§ Data excerpt:
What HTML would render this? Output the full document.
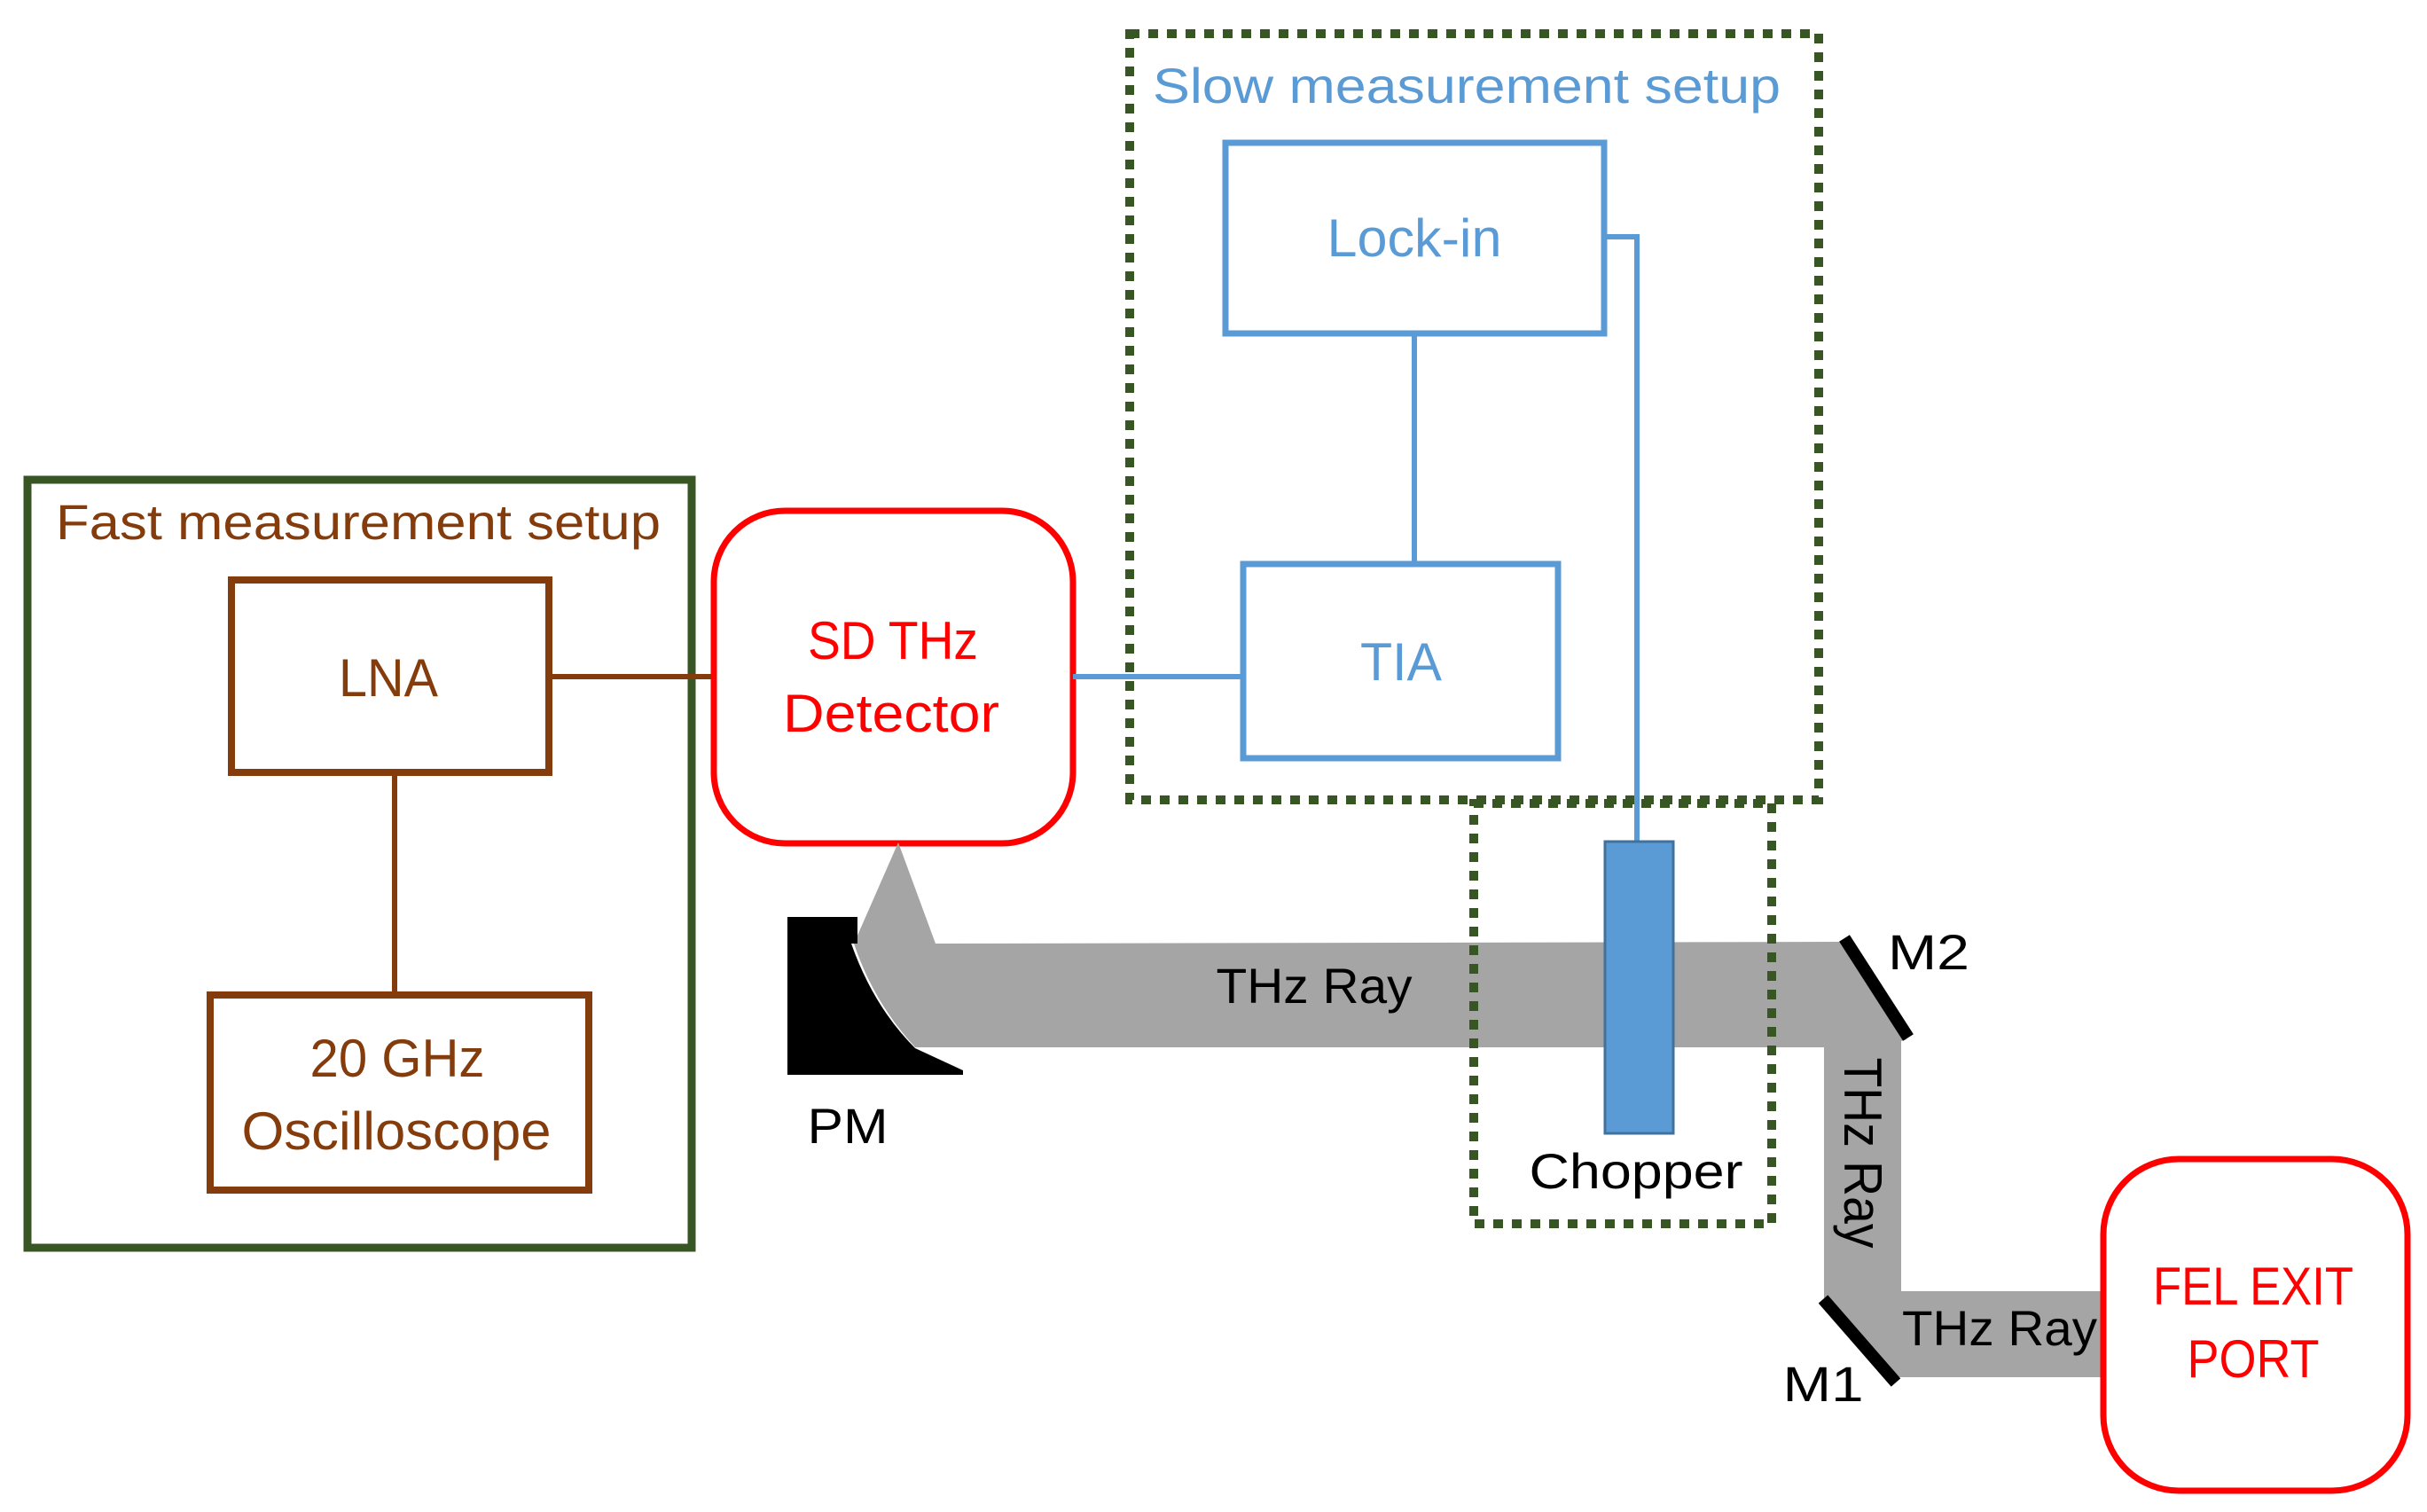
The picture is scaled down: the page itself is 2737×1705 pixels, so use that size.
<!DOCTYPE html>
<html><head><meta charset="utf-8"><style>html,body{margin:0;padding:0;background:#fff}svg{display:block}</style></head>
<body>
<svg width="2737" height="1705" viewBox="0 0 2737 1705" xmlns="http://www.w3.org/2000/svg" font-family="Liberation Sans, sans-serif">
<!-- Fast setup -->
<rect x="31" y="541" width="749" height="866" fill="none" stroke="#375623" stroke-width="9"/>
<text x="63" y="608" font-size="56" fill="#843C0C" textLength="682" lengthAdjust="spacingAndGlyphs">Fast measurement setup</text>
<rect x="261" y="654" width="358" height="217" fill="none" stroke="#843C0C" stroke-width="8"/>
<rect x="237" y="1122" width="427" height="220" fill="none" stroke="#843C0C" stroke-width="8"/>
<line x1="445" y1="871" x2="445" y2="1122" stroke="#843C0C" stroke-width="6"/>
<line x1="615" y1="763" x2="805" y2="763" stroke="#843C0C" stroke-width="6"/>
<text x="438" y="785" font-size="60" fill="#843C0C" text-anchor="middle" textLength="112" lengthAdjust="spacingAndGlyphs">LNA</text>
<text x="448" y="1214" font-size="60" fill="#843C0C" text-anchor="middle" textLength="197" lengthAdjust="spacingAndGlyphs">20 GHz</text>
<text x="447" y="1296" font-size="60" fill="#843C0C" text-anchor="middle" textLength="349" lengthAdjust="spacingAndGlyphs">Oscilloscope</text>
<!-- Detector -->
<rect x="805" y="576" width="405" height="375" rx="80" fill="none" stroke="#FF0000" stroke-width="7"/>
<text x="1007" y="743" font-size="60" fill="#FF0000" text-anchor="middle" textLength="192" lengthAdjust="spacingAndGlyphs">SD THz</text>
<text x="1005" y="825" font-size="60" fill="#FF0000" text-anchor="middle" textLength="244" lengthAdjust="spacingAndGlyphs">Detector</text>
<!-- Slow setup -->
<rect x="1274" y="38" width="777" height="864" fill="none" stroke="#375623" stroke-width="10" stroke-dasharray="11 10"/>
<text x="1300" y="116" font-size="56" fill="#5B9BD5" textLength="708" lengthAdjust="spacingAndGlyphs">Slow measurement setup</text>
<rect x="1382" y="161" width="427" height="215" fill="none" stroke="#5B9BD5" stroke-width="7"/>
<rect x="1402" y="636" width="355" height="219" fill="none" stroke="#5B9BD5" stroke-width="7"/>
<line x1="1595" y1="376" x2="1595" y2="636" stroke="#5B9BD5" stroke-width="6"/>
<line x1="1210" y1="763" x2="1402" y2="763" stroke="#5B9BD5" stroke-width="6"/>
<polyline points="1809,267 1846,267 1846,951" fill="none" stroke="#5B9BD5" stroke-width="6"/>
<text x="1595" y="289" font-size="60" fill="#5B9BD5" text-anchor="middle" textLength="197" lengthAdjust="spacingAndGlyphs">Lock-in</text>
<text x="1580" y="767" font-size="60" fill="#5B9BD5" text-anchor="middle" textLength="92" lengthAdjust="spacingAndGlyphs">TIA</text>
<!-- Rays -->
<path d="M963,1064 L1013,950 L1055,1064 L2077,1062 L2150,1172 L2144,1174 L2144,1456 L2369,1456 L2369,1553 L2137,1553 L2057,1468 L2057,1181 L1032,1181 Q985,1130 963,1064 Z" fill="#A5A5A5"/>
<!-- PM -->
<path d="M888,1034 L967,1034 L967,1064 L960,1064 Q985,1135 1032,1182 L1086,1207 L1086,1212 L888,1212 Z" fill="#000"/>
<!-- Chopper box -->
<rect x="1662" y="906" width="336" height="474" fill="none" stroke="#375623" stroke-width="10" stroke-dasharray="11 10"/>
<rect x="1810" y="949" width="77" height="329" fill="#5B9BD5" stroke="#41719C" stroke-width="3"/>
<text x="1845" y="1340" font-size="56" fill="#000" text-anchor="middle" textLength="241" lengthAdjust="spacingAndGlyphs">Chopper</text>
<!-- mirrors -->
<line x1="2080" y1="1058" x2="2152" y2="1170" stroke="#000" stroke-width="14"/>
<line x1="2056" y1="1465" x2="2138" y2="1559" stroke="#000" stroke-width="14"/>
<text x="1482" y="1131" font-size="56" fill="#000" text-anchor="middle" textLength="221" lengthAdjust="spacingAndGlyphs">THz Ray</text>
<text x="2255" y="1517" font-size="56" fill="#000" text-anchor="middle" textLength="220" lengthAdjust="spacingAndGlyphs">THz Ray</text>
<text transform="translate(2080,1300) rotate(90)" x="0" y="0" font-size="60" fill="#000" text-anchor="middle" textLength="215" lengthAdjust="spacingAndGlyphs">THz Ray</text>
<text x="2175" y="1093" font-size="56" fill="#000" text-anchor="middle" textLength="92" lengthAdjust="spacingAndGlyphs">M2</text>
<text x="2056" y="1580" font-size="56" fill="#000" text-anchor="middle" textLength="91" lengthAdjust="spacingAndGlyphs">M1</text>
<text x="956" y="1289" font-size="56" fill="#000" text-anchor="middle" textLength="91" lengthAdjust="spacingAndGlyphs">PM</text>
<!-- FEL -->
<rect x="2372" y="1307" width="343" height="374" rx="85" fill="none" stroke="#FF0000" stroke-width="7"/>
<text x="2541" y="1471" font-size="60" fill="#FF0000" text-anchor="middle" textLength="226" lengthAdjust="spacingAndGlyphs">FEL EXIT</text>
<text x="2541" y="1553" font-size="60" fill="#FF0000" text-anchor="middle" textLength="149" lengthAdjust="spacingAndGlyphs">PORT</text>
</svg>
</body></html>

§ Exercise description: Repeat the listing above exactly, with no pictures.

§ Correct response:
What HTML would render this? Output the full document.
The picture is scaled down: the page itself is 2737×1705 pixels, so use that size.
<!DOCTYPE html>
<html><head><meta charset="utf-8"><style>html,body{margin:0;padding:0;background:#fff}svg{display:block}</style></head>
<body>
<svg width="2737" height="1705" viewBox="0 0 2737 1705" xmlns="http://www.w3.org/2000/svg" font-family="Liberation Sans, sans-serif">
<!-- Fast setup -->
<rect x="31" y="541" width="749" height="866" fill="none" stroke="#375623" stroke-width="9"/>
<text x="63" y="608" font-size="56" fill="#843C0C" textLength="682" lengthAdjust="spacingAndGlyphs">Fast measurement setup</text>
<rect x="261" y="654" width="358" height="217" fill="none" stroke="#843C0C" stroke-width="8"/>
<rect x="237" y="1122" width="427" height="220" fill="none" stroke="#843C0C" stroke-width="8"/>
<line x1="445" y1="871" x2="445" y2="1122" stroke="#843C0C" stroke-width="6"/>
<line x1="615" y1="763" x2="805" y2="763" stroke="#843C0C" stroke-width="6"/>
<text x="438" y="785" font-size="60" fill="#843C0C" text-anchor="middle" textLength="112" lengthAdjust="spacingAndGlyphs">LNA</text>
<text x="448" y="1214" font-size="60" fill="#843C0C" text-anchor="middle" textLength="197" lengthAdjust="spacingAndGlyphs">20 GHz</text>
<text x="447" y="1296" font-size="60" fill="#843C0C" text-anchor="middle" textLength="349" lengthAdjust="spacingAndGlyphs">Oscilloscope</text>
<!-- Detector -->
<rect x="805" y="576" width="405" height="375" rx="80" fill="none" stroke="#FF0000" stroke-width="7"/>
<text x="1007" y="743" font-size="60" fill="#FF0000" text-anchor="middle" textLength="192" lengthAdjust="spacingAndGlyphs">SD THz</text>
<text x="1005" y="825" font-size="60" fill="#FF0000" text-anchor="middle" textLength="244" lengthAdjust="spacingAndGlyphs">Detector</text>
<!-- Slow setup -->
<rect x="1274" y="38" width="777" height="864" fill="none" stroke="#375623" stroke-width="10" stroke-dasharray="11 10"/>
<text x="1300" y="116" font-size="56" fill="#5B9BD5" textLength="708" lengthAdjust="spacingAndGlyphs">Slow measurement setup</text>
<rect x="1382" y="161" width="427" height="215" fill="none" stroke="#5B9BD5" stroke-width="7"/>
<rect x="1402" y="636" width="355" height="219" fill="none" stroke="#5B9BD5" stroke-width="7"/>
<line x1="1595" y1="376" x2="1595" y2="636" stroke="#5B9BD5" stroke-width="6"/>
<line x1="1210" y1="763" x2="1402" y2="763" stroke="#5B9BD5" stroke-width="6"/>
<polyline points="1809,267 1846,267 1846,951" fill="none" stroke="#5B9BD5" stroke-width="6"/>
<text x="1595" y="289" font-size="60" fill="#5B9BD5" text-anchor="middle" textLength="197" lengthAdjust="spacingAndGlyphs">Lock-in</text>
<text x="1580" y="767" font-size="60" fill="#5B9BD5" text-anchor="middle" textLength="92" lengthAdjust="spacingAndGlyphs">TIA</text>
<!-- Rays -->
<path d="M963,1064 L1013,950 L1055,1064 L2077,1062 L2150,1172 L2144,1174 L2144,1456 L2369,1456 L2369,1553 L2137,1553 L2057,1468 L2057,1181 L1032,1181 Q985,1130 963,1064 Z" fill="#A5A5A5"/>
<!-- PM -->
<path d="M888,1034 L967,1034 L967,1064 L960,1064 Q985,1135 1032,1182 L1086,1207 L1086,1212 L888,1212 Z" fill="#000"/>
<!-- Chopper box -->
<rect x="1662" y="906" width="336" height="474" fill="none" stroke="#375623" stroke-width="10" stroke-dasharray="11 10"/>
<rect x="1810" y="949" width="77" height="329" fill="#5B9BD5" stroke="#41719C" stroke-width="3"/>
<text x="1845" y="1340" font-size="56" fill="#000" text-anchor="middle" textLength="241" lengthAdjust="spacingAndGlyphs">Chopper</text>
<!-- mirrors -->
<line x1="2080" y1="1058" x2="2152" y2="1170" stroke="#000" stroke-width="14"/>
<line x1="2056" y1="1465" x2="2138" y2="1559" stroke="#000" stroke-width="14"/>
<text x="1482" y="1131" font-size="56" fill="#000" text-anchor="middle" textLength="221" lengthAdjust="spacingAndGlyphs">THz Ray</text>
<text x="2255" y="1517" font-size="56" fill="#000" text-anchor="middle" textLength="220" lengthAdjust="spacingAndGlyphs">THz Ray</text>
<text transform="translate(2080,1300) rotate(90)" x="0" y="0" font-size="60" fill="#000" text-anchor="middle" textLength="215" lengthAdjust="spacingAndGlyphs">THz Ray</text>
<text x="2175" y="1093" font-size="56" fill="#000" text-anchor="middle" textLength="92" lengthAdjust="spacingAndGlyphs">M2</text>
<text x="2056" y="1580" font-size="56" fill="#000" text-anchor="middle" textLength="91" lengthAdjust="spacingAndGlyphs">M1</text>
<text x="956" y="1289" font-size="56" fill="#000" text-anchor="middle" textLength="91" lengthAdjust="spacingAndGlyphs">PM</text>
<!-- FEL -->
<rect x="2372" y="1307" width="343" height="374" rx="85" fill="none" stroke="#FF0000" stroke-width="7"/>
<text x="2541" y="1471" font-size="60" fill="#FF0000" text-anchor="middle" textLength="226" lengthAdjust="spacingAndGlyphs">FEL EXIT</text>
<text x="2541" y="1553" font-size="60" fill="#FF0000" text-anchor="middle" textLength="149" lengthAdjust="spacingAndGlyphs">PORT</text>
</svg>
</body></html>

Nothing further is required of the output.